Notre littérature, il voulait la voir partout dans les universités, les cégeps et les médias. Il s’inquiétait aussi devant l’omniprésence des vedettes qui accaparent l’espace médiatique et prennent  les salons du livre d’assaut. Les auteurs les plus vus et lus au Québec sont ceux qui font carrière au cinéma, au théâtre ou à la télévision.
Noël Audet se demande aussi pourquoi les Québécois sont fascinés par la sexualité, les témoignages et cette réalité qu’on arrange dans «Star Académie» et «Loft Story». Pourquoi cet amour du faux-vrai et du préfabriqué?
«Le témoignage en soi peut constituer une œuvre littéraire, s’il est écrit, c’est-à-dire s’il invente une forme en plus de nous livrer des contenus. Mais la plupart du temps, il s’agit d’une écriture blanche, qui se contente de mettre en mots ce que la vie de la vedette médiatique ou du hockeyeur avait d’étonnant, d’ahurissant- et ça marche, pour des milliers de lecteurs de plus en plus ahuris. Vendre ce qui est déjà connu, une valeur sûre, et un autre mouvement spéculaire.» (p.127)
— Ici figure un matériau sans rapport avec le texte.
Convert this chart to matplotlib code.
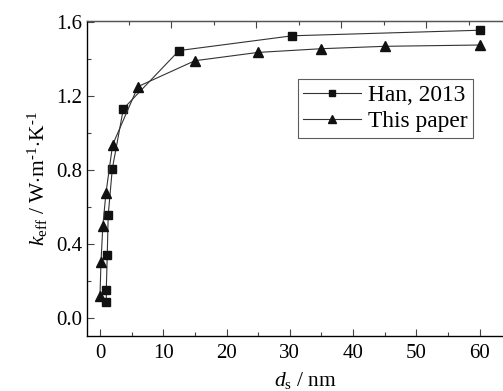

Noël Audet plaide pour les œuvres de fiction qui brassent les comportements et nos façons d’être. La littérature crève les diktats et les propos soporifiques. Les poètes et les romanciers cherchent du sens quand la télévision jongle avec les images en oubliant la réflexion. De plus en plus notre société se plie aux formules publicitaires. Même la vie citoyenne et politique passe par les slogans. «Nous sommes prêts» à tout ou presque.
Maladie

Le cancer a frappé Noël Audet au moment où il croyait vivre jusqu’à cent ans. Dans son journal, il reste d’une discrétion remarquable face à cette mort annoncée. Il aura écrit, réfléchi et sera demeuré un créateur jusqu’à son dernier souffle. «… l’art qui seul nous sauve et nourrit, depuis la peinture rupestre de nos ancêtres jusqu’à la fin des temps. » Nous avons là son ultime phrase, sa dernière profession de foi en la création.
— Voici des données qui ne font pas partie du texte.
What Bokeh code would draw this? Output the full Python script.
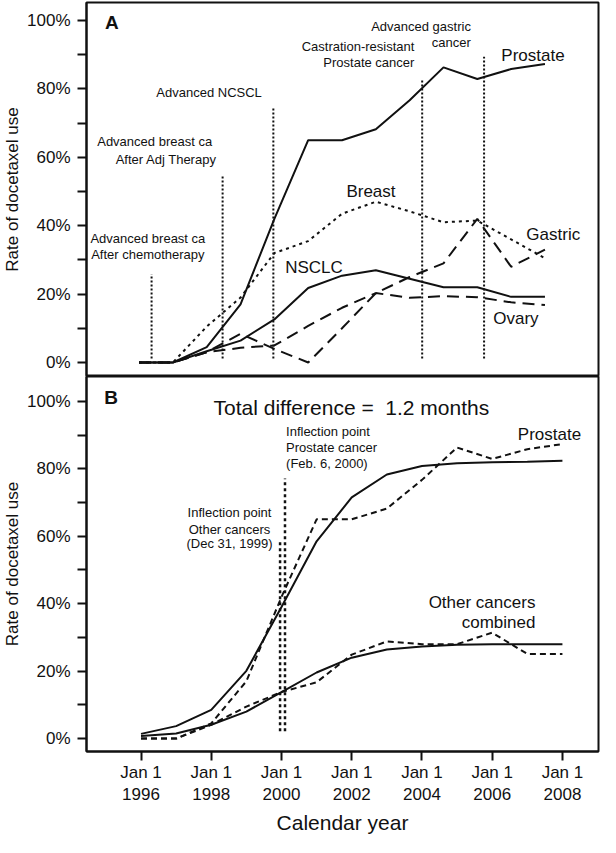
from bokeh.plotting import figure
from bokeh.layouts import column
from bokeh.models import Range1d, FixedTicker
from bokeh.core.properties import value
from bokeh.embed import file_html
from bokeh.resources import INLINE

# ---------------- data ----------------
years = [1996, 1997, 1998, 1999, 2000, 2001, 2002, 2003, 2004, 2005, 2006, 2007, 2008]

# Panel A: observed rate of docetaxel use (%)
prostate_obs = [0, 0, 4.5, 17, 42, 65, 65, 68.2, 76.7, 86.3, 82.9, 85.8, 87.3]
breast = [0, 0, 10.5, 19, 32, 35.5, 43.5, 47, 44.2, 41, 41.5, 36, 30.5]
nsclc = [0, 0, 3.3, 6.4, 12.6, 21.8, 25.4, 27, 24.5, 22, 22, 19.2, 19.2]
gastric = [0, 0, 3, 8.4, 4, 0, 10, 20.3, 25, 29, 42, 28, 33]
ovary = [0, 0, 3, 4.3, 5, 10.7, 16, 20.3, 18.9, 19.4, 19.1, 17.6, 16.8]

approval_dates = [1996.37, 1998.47, 1999.97, 2004.37, 2006.2]
approval_low = [1.2, 1.2, 1.2, 1.2, 1.2]
approval_high = [25.8, 55, 74.3, 83, 89.4]

# Panel B: fitted curves vs observed
prostate_fit = [1.4, 3.7, 8.5, 20.1, 39, 58.5, 71.5, 78.3, 80.8, 81.6, 81.9, 82.1, 82.4]
other_fit = [0.8, 1.5, 4.1, 8, 13.8, 19.6, 24, 26.4, 27.3, 27.8, 28, 28, 28]
other_obs = [0, 0, 4.1, 9.5, 13.8, 16.7, 24.9, 28.8, 28, 28, 31.4, 25.1, 25.1]

inflection_dates = [1999.96, 2000.10]
inflection_low = [2.2, 2.2]
inflection_high = [58.7, 77.1]

y_ticks = [0, 20, 40, 60, 80, 100]
y_tick_labels = ["0%", "20%", "40%", "60%", "80%", "100%"]
y_minor = [10, 30, 50, 70, 90]
x_ticks = [1996, 1998, 2000, 2002, 2004, 2006, 2008]
x_tick_labels = ["Jan 1\n1996", "Jan 1\n1998", "Jan 1\n2000", "Jan 1\n2002",
                 "Jan 1\n2004", "Jan 1\n2006", "Jan 1\n2008"]

FONT = "Liberation Sans"
INK = "#111111"


def style(p):
    p.outline_line_color = INK
    p.outline_line_width = 2
    p.outline_line_alpha = 1
    p.xgrid.grid_line_color = None
    p.ygrid.grid_line_color = None
    p.background_fill_color = "white"
    p.border_fill_color = "white"
    ya = p.yaxis[0]
    ya.ticker = FixedTicker(ticks=y_ticks, minor_ticks=y_minor)
    ya.major_label_overrides = {t: l for t, l in zip(y_ticks, y_tick_labels)}
    ya.major_tick_out = 9
    ya.major_tick_in = 0
    ya.minor_tick_out = 9
    ya.minor_tick_in = 0
    ya.major_tick_line_width = 2
    ya.minor_tick_line_width = 2
    ya.major_tick_line_color = INK
    ya.minor_tick_line_color = INK
    ya.axis_line_width = 2
    ya.axis_line_color = INK
    ya.major_label_text_font = FONT
    ya.major_label_text_font_size = "17px"
    ya.major_label_text_color = INK
    ya.major_label_standoff = 7
    ya.axis_label = "Rate of docetaxel use"
    ya.axis_label_text_font = FONT
    ya.axis_label_text_font_size = "17px"
    ya.axis_label_text_font_style = "normal"
    ya.axis_label_text_color = INK
    ya.axis_label_standoff = 2


def texts(p, xs, ys, labels, size, align, bold=False):
    p.text(x=xs, y=ys, text=labels,
           text_font=value(FONT), text_font_size=value(size),
           text_align=value(align), text_baseline=value("middle"),
           text_color=INK, text_font_style=value("bold" if bold else "normal"))


# ---------------- Panel A ----------------
pA = figure(width=600, height=376, x_range=Range1d(1994.446, 2009.583),
            y_range=Range1d(-4.09, 105.26), output_backend="svg",
            toolbar_location=None, x_axis_location=None,
            min_border_left=82, min_border_right=2, min_border_top=2, min_border_bottom=0)
style(pA)

pA.segment(x0=approval_dates, y0=approval_low, x1=approval_dates, y1=approval_high,
           line_color=INK, line_width=2, line_dash="2 2")
pA.line(years, ovary, line_color=INK, line_width=2, line_dash="12 7")
pA.line(years, gastric, line_color=INK, line_width=2, line_dash="12 7")
pA.line(years, breast, line_color=INK, line_width=2, line_dash="3 4")
pA.line(years, nsclc, line_color=INK, line_width=2)
pA.line(years, prostate_obs, line_color=INK, line_width=2)

texts(pA, [1996.26, 1996.26, 1998.07], [36.4, 31.5, 78.9],
      ["Advanced breast ca", "After chemotherapy", "Advanced NCSCL"], "13px", "center")
texts(pA, [1998.16, 1998.30, 2004.14, 2004.14, 2005.81, 2005.81],
      [64.5, 59.5, 92.5, 87.6, 98.3, 93.6],
      ["Advanced breast ca", "After Adj Therapy", "Castration-resistant",
       "Prostate cancer", "Advanced gastric", "cancer"], "13px", "right")
texts(pA, [2006.71, 2002.13, 2007.45, 2000.32, 2006.47], [89.9, 50, 37.3, 27.7, 13],
      ["Prostate", "Breast", "Gastric", "NSCLC", "Ovary"], "17px", "left")
texts(pA, [1994.99], [99.3], ["A"], "19px", "left", bold=True)

# ---------------- Panel B ----------------
pB = figure(width=600, height=461, x_range=Range1d(1994.448, 2009.027),
            y_range=Range1d(-3.82, 107.35), output_backend="svg",
            toolbar_location=None,
            min_border_left=82, min_border_right=2, min_border_top=0, min_border_bottom=83)
style(pB)
xa = pB.xaxis[0]
xa.ticker = FixedTicker(ticks=x_ticks, minor_ticks=[])
xa.major_label_overrides = {t: l for t, l in zip(x_ticks, x_tick_labels)}
xa.major_tick_out = 9
xa.major_tick_in = 0
xa.major_tick_line_width = 2
xa.major_tick_line_color = INK
xa.axis_line_width = 2
xa.axis_line_color = INK
xa.major_label_text_font = FONT
xa.major_label_text_font_size = "17px"
xa.major_label_text_color = INK
xa.major_label_standoff = 2
xa.axis_label = "Calendar year"
xa.axis_label_text_font = FONT
xa.axis_label_text_font_size = "21px"
xa.axis_label_text_font_style = "normal"
xa.axis_label_text_color = INK
xa.axis_label_standoff = 4

pB.segment(x0=inflection_dates, y0=inflection_low, x1=inflection_dates, y1=inflection_high,
           line_color=INK, line_width=2.5, line_dash="3 3")
pB.line(years, prostate_fit, line_color=INK, line_width=2)
pB.line(years, other_fit, line_color=INK, line_width=2)
pB.line(years, prostate_obs, line_color=INK, line_width=2, line_dash="6 4")
pB.line(years, other_obs, line_color=INK, line_width=2, line_dash="6 4")

texts(pB, [2001.99], [98.3], ["Total difference =\u00a0 1.2 months"], "21px", "center")
texts(pB, [1998.52, 1998.52, 1998.52], [67.0, 62.1, 57.8],
      ["Inflection point", "Other cancers", "(Dec 31, 1999)"], "13px", "center")
texts(pB, [2000.13, 2000.13, 2000.13], [91.0, 86.4, 81.7],
      ["Inflection point", "Prostate cancer", "(Feb. 6, 2000)"], "13px", "left")
texts(pB, [2006.73], [90.1], ["Prostate"], "17px", "left")
texts(pB, [2007.23, 2007.23], [40.3, 34.5], ["Other cancers", "combined"], "17px", "right")
texts(pB, [1994.95], [101.2], ["B"], "19px", "left", bold=True)

layout = column(pA, pB, spacing=0)
open("out.html", "w").write(file_html(layout, INLINE))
«Entre la boussole et l’étoile», esquisse le parcours d’un homme admirable. Des pages qui révèlent un écrivain engagé dans son siècle et sa société. Une langue limpide, un bonheur pour le lecteur qui aime les idées claires et refuse les clichés. Le Québec aurait eu encore bien besoin des œuvres frémissantes de Noël Audet, de ses indignations et ses hésitations.

«Entre la boussole et l’étoile» de Noël Audet est paru chez XYZ Éditeur.